*Exercise goal*: Leave out the pictures and copy the remaining records exactly.

begin The input

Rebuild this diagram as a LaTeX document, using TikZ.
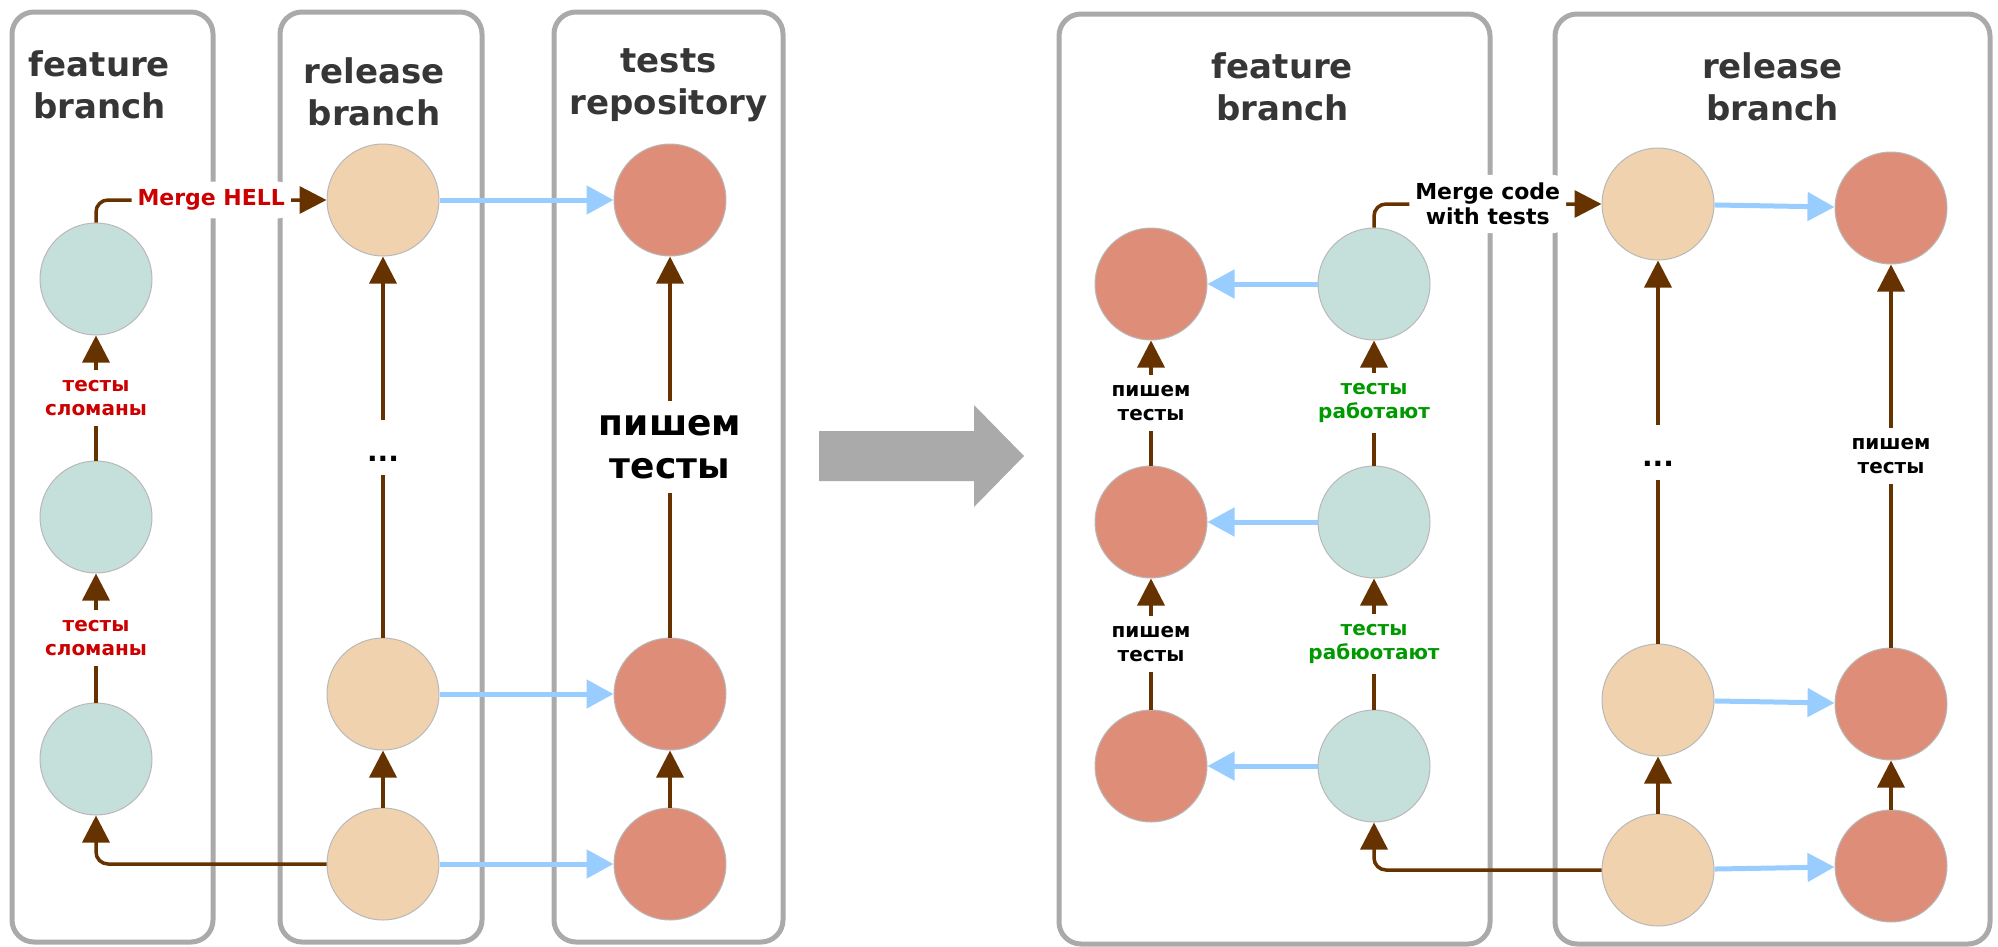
\documentclass[tikz,border=0pt]{standalone}
\usepackage{fontspec}
\setmainfont{DejaVu Sans}
\usetikzlibrary{positioning, arrows.meta}

\definecolor{laneGray}{HTML}{AAAAAA}
\definecolor{titleGray}{HTML}{363636}
\definecolor{ringGray}{HTML}{B8B8B8}
\definecolor{codeTeal}{HTML}{C5DFDB}
\definecolor{relPeach}{HTML}{F0D3AE}
\definecolor{testRed}{HTML}{DE8D78}
\definecolor{histBrown}{HTML}{663300}
\definecolor{pushBlue}{HTML}{99CCFF}
\definecolor{brokenRed}{HTML}{CC0000}
\definecolor{okGreen}{HTML}{009900}

\begin{document}
\begin{tikzpicture}[
    x=1pt, y=-1pt,
    lane/.style = {rectangle, draw=laneGray, line width=5pt, rounded corners=22pt, minimum height=930pt, inner sep=0pt, outer sep=0pt},
    title/.style = {align=center, font=\bfseries\fontsize{34}{42}\selectfont, text=titleGray, inner sep=0pt},
    commit/.style = {circle, draw=ringGray, line width=1pt, minimum size=112pt, inner sep=0pt},
    code/.style = {commit, fill=codeTeal},
    rel/.style = {commit, fill=relPeach},
    tst/.style = {commit, fill=testRed},
    arrow/.style = {-{Triangle[length=27pt, width=27pt]}, line width=3.5pt, draw=histBrown},
    push/.style = {-{Triangle[length=27pt, width=28pt]}, line width=5pt, draw=pushBlue},
    note/.style = {fill=white, align=center, font=\bfseries\fontsize{20}{24}\selectfont, inner xsep=4pt, inner ysep=10pt},
    bignote/.style = {note, font=\bfseries\fontsize{36}{43}\selectfont, inner ysep=14pt},
    merge/.style = {note, font=\bfseries\fontsize{22}{25}\selectfont, inner xsep=6pt, inner ysep=8pt},
    dots/.style = {fill=white, font=\bfseries\fontsize{28}{30}\selectfont, text height=28pt, text depth=0pt, minimum height=55pt, inner sep=0pt}
]
    \useasboundingbox (0,0) rectangle (1998,946);

    \node[lane, minimum width=201pt] (FB) at (112.5,477) {};
    \node[lane, minimum width=202pt] (RB) at (381,477) {};
    \node[lane, minimum width=229pt] (TR) at (668.5,477) {};
    \node[lane, minimum width=431pt] (FB2) at (1274.5,479) {};
    \node[lane, minimum width=435pt] (RB2) at (1772.5,479) {};

    \node[title, below=38pt of FB.north, xshift=-13pt] (FBT) {feature\\branch};
    \node[title, below=45pt of RB.north, xshift=-7pt] (RBT) {release\\branch};
    \node[title, below=36pt of TR.north] (TRT) {tests\\repository};
    \node[title, below=38pt of FB2.north, xshift=8pt] (FB2T) {feature\\branch};
    \node[title, below=38pt of RB2.north] (RB2T) {release\\branch};

    \node[code] (F1) at (96,279) {};
    \node[code, below=125pt of F1] (F2) {};
    \node[code, below=129pt of F2] (F3) {};
    \node[rel] (R1) at (383,200) {};
    \node[rel, below=381pt of R1] (R2) {};
    \node[rel, below=57pt of R2] (R3) {};
    \node[tst, right=174pt of R1] (T1) {};
    \node[tst, right=174pt of R2] (T2) {};
    \node[tst, right=174pt of R3] (T3) {};

    \fill[laneGray] (819,431) -- (974,431) -- (974,405) -- (1024,456)
        -- (974,507) -- (974,481) -- (819,481) -- cycle;

    \node[code] (FC1) at (1374,284) {};
    \node[code, below=125pt of FC1] (FC2) {};
    \node[code, below=131pt of FC2] (FC3) {};
    \node[tst, left=110pt of FC1] (FT1) {};
    \node[tst, left=110pt of FC2] (FT2) {};
    \node[tst, left=110pt of FC3] (FT3) {};
    \node[rel] (RC1) at (1658,204) {};
    \node[rel, below=383pt of RC1] (RC2) {};
    \node[rel, below=57pt of RC2] (RC3) {};
    \node[tst] (RT1) at (1891,208) {};
    \node[tst] (RT2) at (1891,704) {};
    \node[tst] (RT3) at (1891,866) {};

    \draw[arrow] (F2) -- node[note, text=brokenRed] {тесты\\сломаны} (F1);
    \draw[arrow] (F3) -- node[note, text=brokenRed] {тесты\\сломаны} (F2);
    \draw[arrow] (R2) -- node[dots] {...} (R1);
    \draw[arrow] (R3) -- (R2);
    \draw[arrow] (T2) -- node[bignote] {пишем\\тесты} (T1);
    \draw[arrow] (T3) -- (T2);
    \draw[push] (R1) -- (T1);
    \draw[push] (R2) -- (T2);
    \draw[push] (R3) -- (T3);
    \draw[arrow, rounded corners=12pt] (F1.north) |- node[pos=0.75, merge, text=brokenRed] {Merge HELL} (R1.west);
    \draw[arrow, rounded corners=12pt] (R3.west) -| (F3.south);

    \draw[arrow] (FT2) -- node[note] {пишем\\тесты} (FT1);
    \draw[arrow] (FT3) -- node[note] {пишем\\тесты} (FT2);
    \draw[arrow] (FC2) -- node[note, text=okGreen] {тесты\\работают} (FC1);
    \draw[arrow] (FC3) -- node[note, text=okGreen] {тесты\\рабюотают} (FC2);
    \draw[push] (FC1) -- (FT1);
    \draw[push] (FC2) -- (FT2);
    \draw[push] (FC3) -- (FT3);
    \draw[arrow] (RC2) -- node[dots] {...} (RC1);
    \draw[arrow] (RC3) -- (RC2);
    \draw[arrow] (RT2) -- node[note] {пишем\\тесты} (RT1);
    \draw[arrow] (RT3) -- (RT2);
    \draw[push] (RC1) -- (RT1);
    \draw[push] (RC2) -- (RT2);
    \draw[push] (RC3) -- (RT3);
    \draw[arrow, rounded corners=12pt] (FC1.north) |- node[pos=0.75, merge] {Merge code\\with tests} (RC1.west);
    \draw[arrow, rounded corners=12pt] (RC3.west) -| (FC3.south);
\end{tikzpicture}
\end{document}
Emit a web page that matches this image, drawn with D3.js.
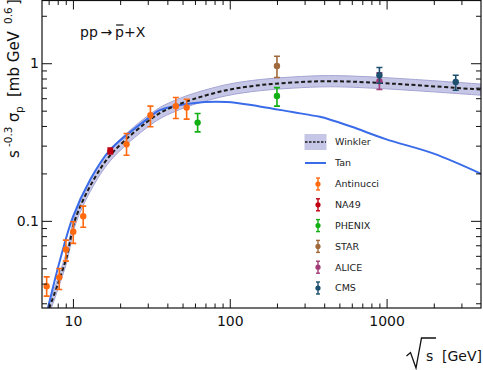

end The input

*Answer to this problem*:
Rebuild this diagram as a LaTeX document, using TikZ.
\documentclass[tikz,border=0pt]{standalone}
\usepackage{fontspec}
\setmainfont{DejaVu Sans}
\usetikzlibrary{positioning, arrows.meta}

\definecolor{laneGray}{HTML}{AAAAAA}
\definecolor{titleGray}{HTML}{363636}
\definecolor{ringGray}{HTML}{B8B8B8}
\definecolor{codeTeal}{HTML}{C5DFDB}
\definecolor{relPeach}{HTML}{F0D3AE}
\definecolor{testRed}{HTML}{DE8D78}
\definecolor{histBrown}{HTML}{663300}
\definecolor{pushBlue}{HTML}{99CCFF}
\definecolor{brokenRed}{HTML}{CC0000}
\definecolor{okGreen}{HTML}{009900}

\begin{document}
\begin{tikzpicture}[
    x=1pt, y=-1pt,
    lane/.style = {rectangle, draw=laneGray, line width=5pt, rounded corners=22pt, minimum height=930pt, inner sep=0pt, outer sep=0pt},
    title/.style = {align=center, font=\bfseries\fontsize{34}{42}\selectfont, text=titleGray, inner sep=0pt},
    commit/.style = {circle, draw=ringGray, line width=1pt, minimum size=112pt, inner sep=0pt},
    code/.style = {commit, fill=codeTeal},
    rel/.style = {commit, fill=relPeach},
    tst/.style = {commit, fill=testRed},
    arrow/.style = {-{Triangle[length=27pt, width=27pt]}, line width=3.5pt, draw=histBrown},
    push/.style = {-{Triangle[length=27pt, width=28pt]}, line width=5pt, draw=pushBlue},
    note/.style = {fill=white, align=center, font=\bfseries\fontsize{20}{24}\selectfont, inner xsep=4pt, inner ysep=10pt},
    bignote/.style = {note, font=\bfseries\fontsize{36}{43}\selectfont, inner ysep=14pt},
    merge/.style = {note, font=\bfseries\fontsize{22}{25}\selectfont, inner xsep=6pt, inner ysep=8pt},
    dots/.style = {fill=white, font=\bfseries\fontsize{28}{30}\selectfont, text height=28pt, text depth=0pt, minimum height=55pt, inner sep=0pt}
]
    \useasboundingbox (0,0) rectangle (1998,946);

    \node[lane, minimum width=201pt] (FB) at (112.5,477) {};
    \node[lane, minimum width=202pt] (RB) at (381,477) {};
    \node[lane, minimum width=229pt] (TR) at (668.5,477) {};
    \node[lane, minimum width=431pt] (FB2) at (1274.5,479) {};
    \node[lane, minimum width=435pt] (RB2) at (1772.5,479) {};

    \node[title, below=38pt of FB.north, xshift=-13pt] (FBT) {feature\\branch};
    \node[title, below=45pt of RB.north, xshift=-7pt] (RBT) {release\\branch};
    \node[title, below=36pt of TR.north] (TRT) {tests\\repository};
    \node[title, below=38pt of FB2.north, xshift=8pt] (FB2T) {feature\\branch};
    \node[title, below=38pt of RB2.north] (RB2T) {release\\branch};

    \node[code] (F1) at (96,279) {};
    \node[code, below=125pt of F1] (F2) {};
    \node[code, below=129pt of F2] (F3) {};
    \node[rel] (R1) at (383,200) {};
    \node[rel, below=381pt of R1] (R2) {};
    \node[rel, below=57pt of R2] (R3) {};
    \node[tst, right=174pt of R1] (T1) {};
    \node[tst, right=174pt of R2] (T2) {};
    \node[tst, right=174pt of R3] (T3) {};

    \fill[laneGray] (819,431) -- (974,431) -- (974,405) -- (1024,456)
        -- (974,507) -- (974,481) -- (819,481) -- cycle;

    \node[code] (FC1) at (1374,284) {};
    \node[code, below=125pt of FC1] (FC2) {};
    \node[code, below=131pt of FC2] (FC3) {};
    \node[tst, left=110pt of FC1] (FT1) {};
    \node[tst, left=110pt of FC2] (FT2) {};
    \node[tst, left=110pt of FC3] (FT3) {};
    \node[rel] (RC1) at (1658,204) {};
    \node[rel, below=383pt of RC1] (RC2) {};
    \node[rel, below=57pt of RC2] (RC3) {};
    \node[tst] (RT1) at (1891,208) {};
    \node[tst] (RT2) at (1891,704) {};
    \node[tst] (RT3) at (1891,866) {};

    \draw[arrow] (F2) -- node[note, text=brokenRed] {тесты\\сломаны} (F1);
    \draw[arrow] (F3) -- node[note, text=brokenRed] {тесты\\сломаны} (F2);
    \draw[arrow] (R2) -- node[dots] {...} (R1);
    \draw[arrow] (R3) -- (R2);
    \draw[arrow] (T2) -- node[bignote] {пишем\\тесты} (T1);
    \draw[arrow] (T3) -- (T2);
    \draw[push] (R1) -- (T1);
    \draw[push] (R2) -- (T2);
    \draw[push] (R3) -- (T3);
    \draw[arrow, rounded corners=12pt] (F1.north) |- node[pos=0.75, merge, text=brokenRed] {Merge HELL} (R1.west);
    \draw[arrow, rounded corners=12pt] (R3.west) -| (F3.south);

    \draw[arrow] (FT2) -- node[note] {пишем\\тесты} (FT1);
    \draw[arrow] (FT3) -- node[note] {пишем\\тесты} (FT2);
    \draw[arrow] (FC2) -- node[note, text=okGreen] {тесты\\работают} (FC1);
    \draw[arrow] (FC3) -- node[note, text=okGreen] {тесты\\рабюотают} (FC2);
    \draw[push] (FC1) -- (FT1);
    \draw[push] (FC2) -- (FT2);
    \draw[push] (FC3) -- (FT3);
    \draw[arrow] (RC2) -- node[dots] {...} (RC1);
    \draw[arrow] (RC3) -- (RC2);
    \draw[arrow] (RT2) -- node[note] {пишем\\тесты} (RT1);
    \draw[arrow] (RT3) -- (RT2);
    \draw[push] (RC1) -- (RT1);
    \draw[push] (RC2) -- (RT2);
    \draw[push] (RC3) -- (RT3);
    \draw[arrow, rounded corners=12pt] (FC1.north) |- node[pos=0.75, merge] {Merge code\\with tests} (RC1.west);
    \draw[arrow, rounded corners=12pt] (RC3.west) -| (FC3.south);
\end{tikzpicture}
\end{document}
Emit a web page that matches this image, drawn with D3.js.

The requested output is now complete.